As a parent of two little girls, I have a love-hate relationship with screens. Tablets give my oldest a chance to play games with some of her favorite characters or learn basic math and reading skills, and the TV can offer a moment to breathe or prepare dinner while my girls sit quietly. But then there’s the question of how much is too much. If it were up to my daughter, she would be in front of a screen for hours! And if she’s on her tablet for too long, she gets very grouchy.
Today I interview Betsy Childs Howard, the author of the children’s book Polly and the Screen Time Overload, releasing in April. Polly’s story will help families start an ongoing conversation about self-control and how to enjoy technology within healthy boundaries. The colorful illustrations and easy-to-understand language are engaging and relatable. Join Betsy and me tonight at 8:00 PM EST for an Instagram live conversation about her new book and navigating technology with young children. You can pre-order Polly and the Screen Time Overload today.
Most literature about screen time is directed to parents. What led you to write a book on this topic for kids?
I was surprised to discover that there has been very little published for young children on keeping technology in its place, even though this is an ongoing struggle in many families. It’s true that most children won’t be making their own decisions about screen time until they’re older, but they can nevertheless begin to understand why their parents are making choices to limit the time they spend in front of a screen.
Someday our children are going to be deciding for themselves how they use screens. I believe talking with children at a young age about the effect technology has on our minds, our imaginations, and our days will better equip them to make good decisions when the time comes.
What is Polly and the Screen Time Overload about?
Polly lives in the city, but she loves to spend time on her grandparents’ farm feeding the animals, riding their horse, and playing with her cousins. One year when she arrives on the farm, she receives a tablet as a birthday gift. She becomes so engrossed in the device that she misses out on doing all the things she loves best about time at the farm. A conversation with her grandfather helps her understand that although technology isn’t bad, it can keep us from enjoying other good gifts from God. Polly decides to put the tablet away and spend the rest of her visit doing all the things she loves on the farm.
Does the Bible have anything to say about how we handle screen time for ourselves or our children?
Although the Bible doesn’t directly address modern technology, it has plenty to say about our need for self-control. Proverbs 25:28 says “A man without self-control is like a city broken into and left without walls.” We need “walls” or boundaries to keep technology in its proper place, and children need their parents to set those boundaries. Long before they’re making their own choices, we need to help kids understand that technology is a good gift from God, but it needs to be enjoyed in moderation.

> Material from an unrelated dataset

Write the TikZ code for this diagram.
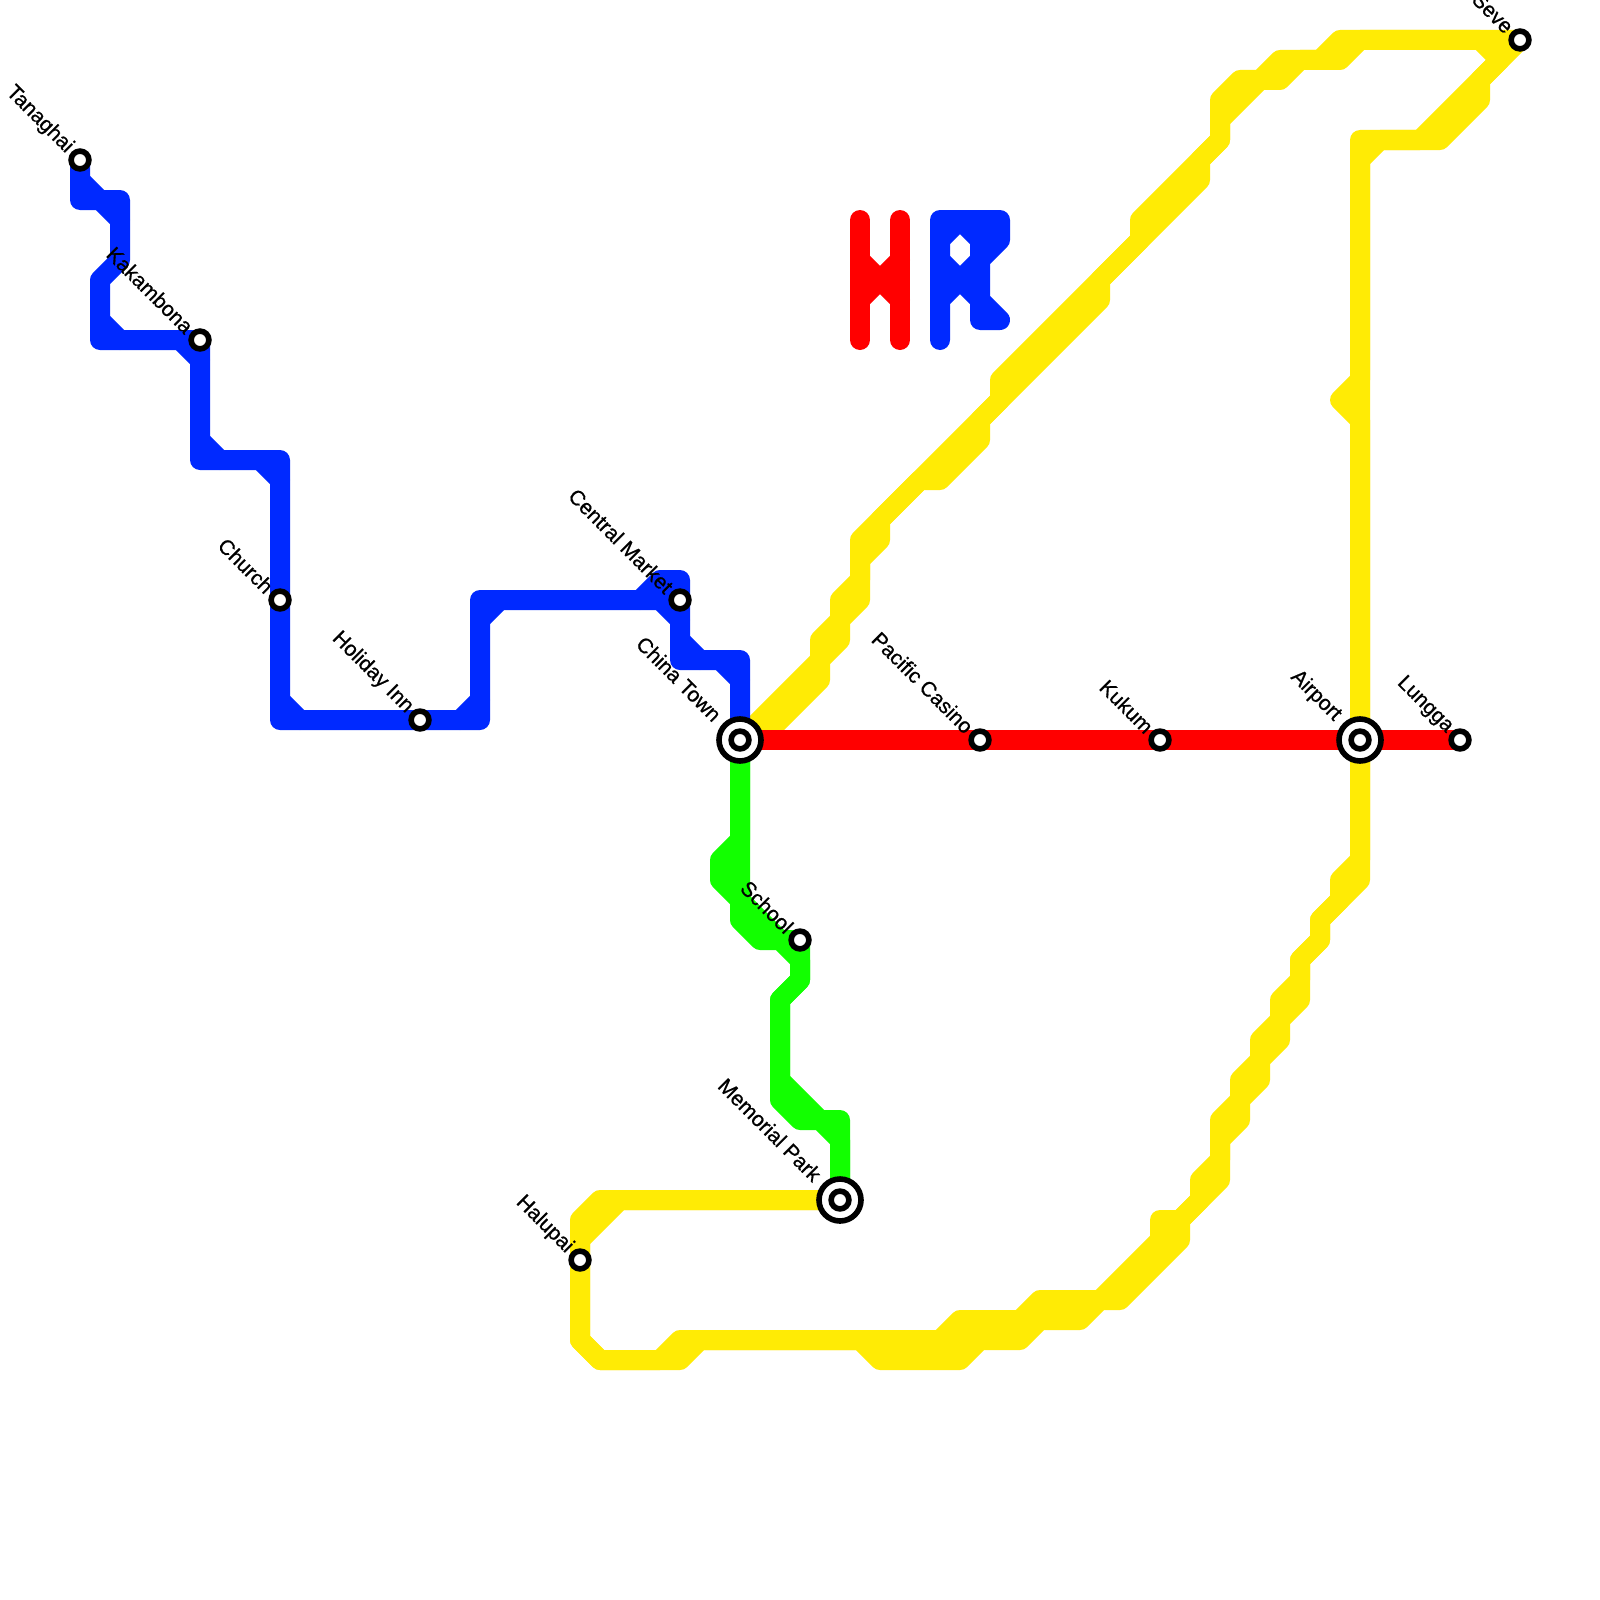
\documentclass[tikz,border=0pt]{standalone}
\usepackage{fontspec}
\setmainfont{Liberation Sans}
\newfontfamily\labfont[FakeBold=0.7]{Liberation Sans}
\usetikzlibrary{backgrounds}
\definecolor{lnblue}{HTML}{0029FF}
\definecolor{lngreen}{HTML}{12FF00}
\definecolor{lnyellow}{HTML}{FFEB05}
\definecolor{lnred}{HTML}{FF0000}
\tikzset{
  x=0.5pt,y=-0.5pt,
  metro/.style={line width=10pt,line cap=round,line join=round},
  blueln/.style={metro,draw=lnblue},
  greenln/.style={metro,draw=lngreen},
  yellowln/.style={metro,draw=lnyellow},
  redln/.style={metro,draw=lnred},
  stn/.style={circle,draw=black,fill=white,line width=2.8pt,minimum size=8.9pt,inner sep=0pt,outer sep=0pt},
  hub/.style={circle,draw=black,fill=white,line width=2.8pt,minimum size=21pt,inner sep=0pt,outer sep=0pt},
  lab/.style={anchor=east,rotate=-45,inner sep=0pt,text=black,font=\labfont\fontsize{10.5pt}{12pt}\selectfont},
}
\begin{document}
\begin{tikzpicture}
\useasboundingbox (0,0) rectangle (1600,1600);
% stations
\node[stn] (tan) at (80,160) {};
\node[stn] (kak) at (200,340) {};
\node[stn] (chu) at (280,600) {};
\node[stn] (hol) at (420,720) {};
\node[stn] (cen) at (680,600) {};
\node[hub] (chiO) at (740,740) {};
\node[stn] (chi) at (740,740) {};
\node[stn] (pac) at (980,740) {};
\node[stn] (kuk) at (1160,740) {};
\node[hub] (airO) at (1360,740) {};
\node[stn] (air) at (1360,740) {};
\node[stn] (lun) at (1460,740) {};
\node[stn] (sev) at (1520,40) {};
\node[stn] (sch) at (800,940) {};
\node[hub] (memO) at (840,1200) {};
\node[stn] (mem) at (840,1200) {};
\node[stn] (hal) at (580,1260) {};
% labels
\node[lab] (lTan) at ([shift={(-10,-10)}]tan.center) {Tanaghai};
\node[lab] (lKak) at ([shift={(-10,-10)}]kak.center) {Kakambona};
\node[lab] (lChu) at ([shift={(-10,-10)}]chu.center) {Church};
\node[lab] (lHol) at ([shift={(-10,-10)}]hol.center) {Holiday Inn};
\node[lab] (lCen) at ([shift={(-10,-10)}]cen.center) {Central Market};
\node[lab] (lChi) at ([shift={(-22,-22)}]chi.center) {China Town};
\node[lab] (lPac) at ([shift={(-10,-10)}]pac.center) {Pacific Casino};
\node[lab] (lKuk) at ([shift={(-10,-10)}]kuk.center) {Kukum};
\node[lab] (lAir) at ([shift={(-22,-22)}]air.center) {Airport};
\node[lab] (lLun) at ([shift={(-10,-10)}]lun.center) {Lungga};
\node[lab] (lSev) at ([shift={(-10,-10)}]sev.center) {Seve};
\node[lab] (lSch) at ([shift={(-10,-10)}]sch.center) {School};
\node[lab] (lMem) at ([shift={(-22,-22)}]mem.center) {Memorial Park};
\node[lab] (lHal) at ([shift={(-10,-10)}]hal.center) {Halupai};
\begin{scope}[on background layer]
\fill[white] (0,0) rectangle (1600,1600);
% yellow line, both edges of the ribbon
\fill[lnyellow] (860,1340) -- (940,1340) -- (960,1320) -- (1040,1320) -- (1020,1340) -- (980,1340) -- (960,1360) -- (880,1360) -- cycle;
\draw[yellowln] (chi.center) -- (820,660) -- (820,640) -- (840,620) -- (840,600) -- (860,580) -- (860,540) -- (1000,400) -- (1000,380) -- (1140,240) -- (1140,220) -- (1220,140) -- (1220,100) -- (1240,80) -- (1260,80) -- (1280,60) -- (1320,60) -- (1340,40) -- (sev.center) -- (1420,140) -- (1360,140) -- (1360,380) -- (1340,400) -- (1360,420) -- (air.center) -- (1360,860) -- (1340,880) -- (1340,900) -- (1320,920) -- (1320,940) -- (1300,960) -- (1300,980) -- (1280,1000) -- (1280,1020) -- (1260,1040) -- (1260,1060) -- (1240,1080) -- (1240,1100) -- (1220,1120) -- (1220,1160) -- (1200,1180) -- (1200,1200) -- (1180,1220) -- (1160,1220) -- (1160,1240) -- (1100,1300) -- (1040,1300) -- (1020,1320) -- (960,1320) -- (940,1340) -- (680,1340) -- (660,1360) -- (600,1360) -- (580,1340) -- (hal.center) -- (580,1220) -- (600,1200) -- (mem.center);
\draw[yellowln] (760,740) -- (820,680) -- (820,660) -- (840,640) -- (840,620) -- (860,600) -- (860,560) -- (880,540) -- (880,520) -- (920,480) -- (940,480) -- (980,440) -- (980,420) -- (1100,300) -- (1100,280) -- (1200,180) -- (1200,160) -- (1220,140) -- (1220,120) -- (1260,80) -- (1280,80) -- (1300,60) -- (1340,60) -- (1360,40) -- (1480,40) -- (1500,60) -- (1480,80) -- (1480,100) -- (1440,140) -- (1380,140) -- (1360,160) -- (1360,880) -- (1320,920) -- (1320,940) -- (1300,960) -- (1300,1000) -- (1280,1020) -- (1280,1040) -- (1260,1060) -- (1260,1080) -- (1240,1100) -- (1240,1120) -- (1220,1140) -- (1220,1180) -- (1180,1220) -- (1180,1240) -- (1120,1300) -- (1100,1300) -- (1080,1320) -- (1040,1320) -- (1020,1340) -- (980,1340) -- (960,1360) -- (880,1360) -- (860,1340) -- (700,1340) -- (680,1360) -- (660,1360) -- (600,1360) -- (580,1340) -- (580,1240) -- (620,1200) -- (mem.center);
% green line
\draw[greenln] (chi.center) -- (740,840) -- (720,860) -- (720,880) -- (740,900) -- (740,920) -- (760,940) -- (780,940) -- (800,960) -- (800,980) -- (780,1000) -- (780,1100) -- (800,1120) -- (820,1120) -- (840,1140) -- (mem.center);
\draw[greenln] (chi.center) -- (740,900) -- (780,940) -- (sch.center) -- (800,980) -- (780,1000) -- (780,1080) -- (820,1120) -- (840,1120) -- (mem.center);
% blue line
\draw[blueln] (tan.center) -- (80,200) -- (120,200) -- (120,260) -- (100,280) -- (100,340) -- (kak.center) -- (200,460) -- (280,460) -- (chu.center) -- (280,720) -- (hol.center) -- (480,720) -- (480,600) -- (cen.center) -- (680,660) -- (740,660) -- (chi.center);
\draw[blueln] (640,600) -- (660,580) -- (680,580) -- (cen.center);
\draw[blueln] (80,180) -- (100,200) -- (120,220);
\draw[blueln] (100,320) -- (120,340);
\draw[blueln] (180,340) -- (200,360);
\draw[blueln] (200,440) -- (220,460);
\draw[blueln] (260,460) -- (280,480);
\draw[blueln] (280,700) -- (300,720);
\draw[blueln] (460,720) -- (480,700);
\draw[blueln] (480,620) -- (500,600);
\draw[blueln] (660,600) -- (680,620);
\draw[blueln] (680,640) -- (700,660);
\draw[blueln] (720,660) -- (740,680);
% red line
\draw[redln] (chi.center) -- (pac.center) -- (kuk.center) -- (air.center) -- (lun.center);
% H
\draw[redln] (860,220) -- (860,340);
\draw[redln] (900,220) -- (900,340);
\draw[redln] (860,260) -- (880,280) -- (900,260);
\draw[redln] (860,300) -- (880,280) -- (900,300);
% R
\fill[lnblue] (960,220) -- (1000,220) -- (1000,240) -- (980,260) -- (980,240) -- cycle;
\draw[blueln] (940,340) -- (940,220) -- (1000,220) -- (1000,240) -- (980,260) -- (980,320) -- (1000,320) -- (980,300) -- (960,280) -- (940,300);
\draw[blueln] (940,240) -- (960,220) -- (980,240) -- (980,260) -- (960,280) -- (940,260);
\end{scope}
\end{tikzpicture}
\end{document}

Polly and the Screen Time Overload is an illustration of 1 Corinthians 10:23, which says, “‘All things are lawful,’ but not all things are helpful. ‘All things are lawful’ but not all things build up.” Polly comes to see that while screen time is not sinful, it doesn’t build us up when we let it take over our lives.
How would you recommend parents use this book to help guide their children as they navigate screen time?
I hope children will think of this book as a story about a little girl named Polly rather than a lesson about screen time. But the next time a discussion about technology use comes up, parents can remind their children of Polly’s story when they explain why they set limits on screen time. Polly learns that too much screen time can prevent us from enjoying other good gifts God gave us (like friends, books, and playing outdoors). Even if children don’t cheerfully agree to the limits parents set, having Polly’s story in their minds will help them see why we all need boundaries when it comes to technology.
What’s the vision behind TGC Kids books?
Secular publishers produce book after book with clever plots and engaging illustrations that encourage the worldview of expressive individualism. There’s currently a wonderful wealth of kids’ books coming from Christian publishers that teach theology and the story of salvation. But there are far fewer books that help children learn how to live as Christians in the world.
TGC Kids titles are fictional picture books that we hope will catch children’s imaginations while at the same time teaching and reinforcing biblical morality and discernment. The first book, Arlo and the Great Big Cover-Up, was released in 2020.
Are there more TGC Kids books in the works?
Yes! We currently have three other books in the publishing pipeline. The next book after this one is called Meg Is Not Alone by Megan Hill, and it’s scheduled for release in January 2023.